Projet de recherche doctoral numero :6207

Description

Date depot: 22 juillet 2019
Titre: Self-Testable Silicon Neural Networks
Directeur de thèse: Haralampos STRATIGOPOULOS (LIP6)
Domaine scientifique: Sciences et technologies de l'information et de la communication
Thématique CNRS : Non defini

Resumé: Nowadays, AI algorithms typically run in a general-purpose CPU or in the cloud in a cluster of CPUs. However, there are many applications that demand dedicated AI hardware, i.e. building neurons and synapses and control circuitry in silicon. Examples include: (a) building an artificial brain in silicon to serve as a platform for neuroscientists to perform brain activity simulations; (b) performing AI onto the IoT devices instead of transferring the data to the cloud which poses security, bandwidth, latency, and energy issues; and (c) performing AI in real-time on AI hardware accelerators that offer the minimum possibly latency required for example in autonomous driving technology. Nowadays, there exist a number of approaches for performing neuromorphic computing. Neural networks can be emulated in an FPGA or GPU. Still the speedup can be up to 10x and power consumption is too big, for example for fitting these devices onto IoT nodes.
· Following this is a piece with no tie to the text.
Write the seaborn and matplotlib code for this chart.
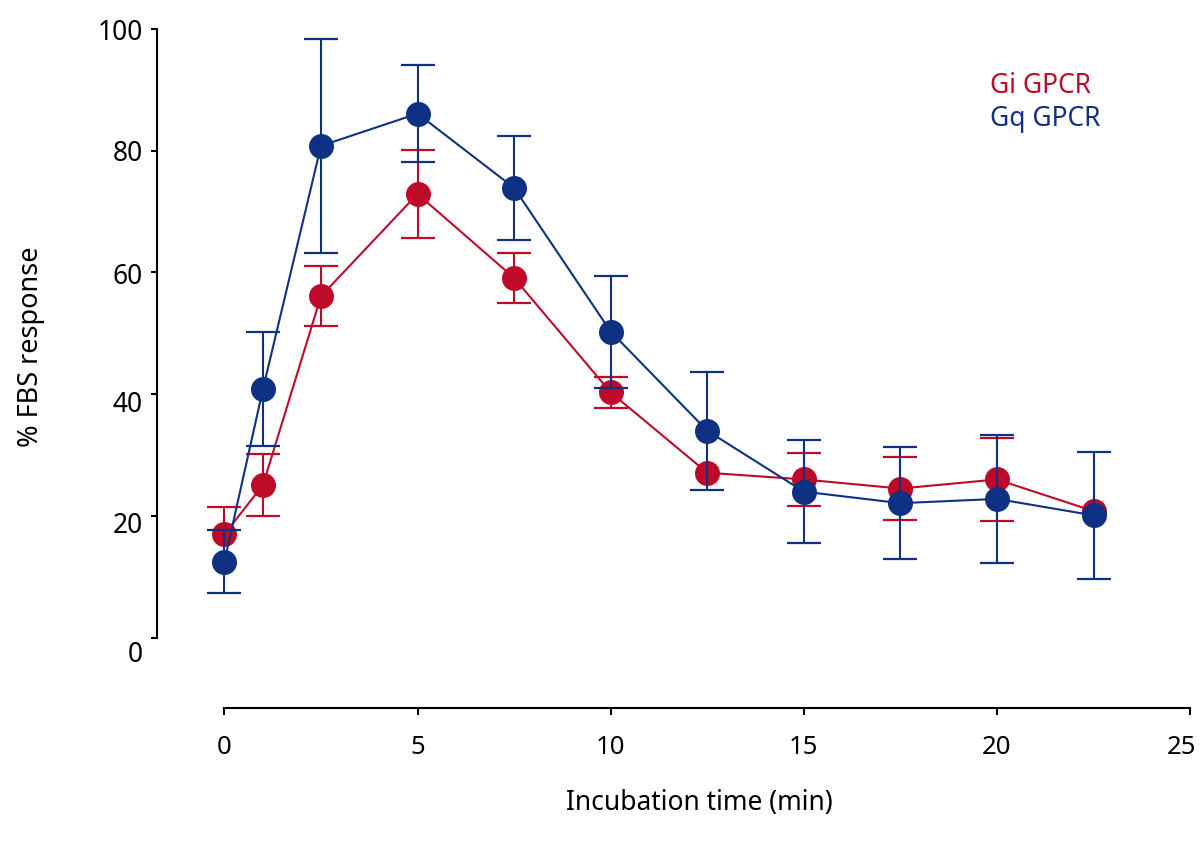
import numpy as np
import pandas as pd
import seaborn as sns
import matplotlib
matplotlib.use("Agg")
import matplotlib.pyplot as plt
from matplotlib.transforms import ScaledTranslation

# incubation times (min)
times = [0, 1, 2.5, 5, 7.5, 10, 12.5, 15, 17.5, 20, 22.5]

# % FBS response
gi_mean = [17.0, 25.1, 56.1, 72.9, 59.1, 40.3, 27.1, 26.0, 24.5, 26.0, 20.8]
gi_err_lo = [0, 5.1, 4.9, 7.3, 4.15, 2.55, 0, 4.3, 5.15, 6.85, 0]
gi_err_hi = [4.5, 5.1, 4.9, 7.3, 4.15, 2.55, 0, 4.3, 5.15, 6.85, 0]
gq_mean = [12.5, 40.9, 80.8, 86.1, 73.9, 50.3, 34.0, 24.0, 22.1, 22.8, 20.1]
gq_err_lo = [5.2, 9.35, 17.55, 7.95, 8.6, 9.2, 9.7, 8.45, 9.2, 10.45, 10.4]
gq_err_hi = [5.2, 9.35, 17.55, 7.95, 8.6, 9.2, 9.7, 8.45, 9.2, 10.45, 10.4]

series_names = ["Gi GPCR", "Gq GPCR"]
red = "#BE0A28"
blue = "#0E3183"

df = pd.DataFrame({
    "time": times * 2,
    "response": gi_mean + gq_mean,
    "lo": gi_err_lo + gq_err_lo,
    "hi": gi_err_hi + gq_err_hi,
    "series": [series_names[0]] * len(times) + [series_names[1]] * len(times),
})

sns.set_theme(style="ticks")
plt.rcParams["font.family"] = ["Noto Sans", "DejaVu Sans"]

fig = plt.figure(figsize=(12, 8.41), dpi=100)
ax = fig.add_axes([157 / 1200, 1 - 707.7 / 841, (1192 - 157) / 1200, (707.7 - 29) / 841])

z = 2
for name, col in zip(series_names, [red, blue]):
    d = df[df["series"] == name]
    e = d[d["hi"] > 0]
    _, caps, _ = ax.errorbar(e["time"], e["response"], yerr=[e["lo"], e["hi"]], fmt="none",
                             ecolor=col, elinewidth=1.5, capsize=12.5, capthick=1.6,
                             zorder=z, clip_on=False)
    # no lower cap where there is no lower bar
    keep = (e["lo"] > 0).to_numpy()
    low = caps[0]
    low.set_data(np.asarray(low.get_xdata())[keep], np.asarray(low.get_ydata())[keep])
    sns.lineplot(data=d, x="time", y="response", color=col, marker="o", markersize=18,
                 markeredgewidth=0, linewidth=1.5, zorder=z + 1, ax=ax, clip_on=False)
    z += 2

ax.set_xlim(-1.745, 25.05)
ax.set_ylim(-11.5, 100)
ax.set_xticks([0, 5, 10, 15, 20, 25])
ax.set_yticks([0, 20, 40, 60, 80, 100])
sns.despine(ax=ax)
ax.spines["left"].set_bounds(0, 100)
ax.spines["bottom"].set_bounds(0, 25)
for s in ["left", "bottom"]:
    ax.spines[s].set_linewidth(1.5)
    ax.spines[s].set_color("black")
ax.tick_params(axis="y", length=4.5, width=1.5, pad=5.5, labelsize=19, colors="black")
ax.tick_params(axis="x", length=5, width=1.5, pad=15, labelsize=18.5, colors="black")
ax.set_xlabel("")
ax.set_ylabel("")

# some tick labels sit off their ticks in the original
fig.canvas.draw()
yshift = {0: 14, 20: 7, 40: 7, 60: 1}
for lab, v in zip(ax.get_yticklabels(), [0, 20, 40, 60, 80, 100]):
    dy = yshift.get(v, 0)
    if dy:
        lab.set_transform(lab.get_transform() + ScaledTranslation(0, -dy / 100, fig.dpi_scale_trans))
last = ax.get_xticklabels()[-1]
last.set_transform(last.get_transform() + ScaledTranslation(-8.5 / 100, 0, fig.dpi_scale_trans))

fig.text(699 / 1200, 1 - 803 / 841, "Incubation time (min)", ha="center", va="center",
         fontsize=19, color="black")
fig.text(31 / 1200, 1 - 347 / 841, "% FBS response", ha="center", va="center",
         rotation=90, fontsize=19.5, color="black")

fig.text(990 / 1200, 1 - 92.7 / 841, series_names[0], color=red, fontsize=19, va="baseline")
fig.text(990 / 1200, 1 - 126 / 841, series_names[1], color=blue, fontsize=19, va="baseline")

fig.savefig("out.png", dpi=100)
Another big bottleneck is the memory wall problem of the data movement between the processor and off-chip memory storage in the conventional von-Neumann computer architecture. For these reasons, there is a great interest in building efficient VLSI implementations of neural networks. Today there exist CMOS ASIC designs and there is a lot of activity on emerging non-volatile memory devices and that efficiently implement synaptic arrays. With the foreseen industrialization and high-volume production of hardware neural networks in the coming years, testing strategies specific to hardware neural networks is an emerging topic that is largely unexplored. In general, post-manufacturing testing aims at detecting manufacturing errors and is done per manufactured chip. Moreover, for safety- and mission-critical applications, testing also needs to be performed in the field concurrently with the operation or in idle times. For this purpose, BIST capabilities need to be added into the design, which will allow stand-alone evaluation of the health status of the chip. BIST is a critical block for putting in place a self-healing methodology towards a fault-tolerant design. In this thesis, we will focus on self-testing and fault-tolerance specifically for spiking neural networks that are more biologically plausible and offer the greatest energy efficiency since they are event-driven. We plan to demonstrate BIST for spiking neurons and synapses and show how the BIST can detect failures due to process variations and physical defects.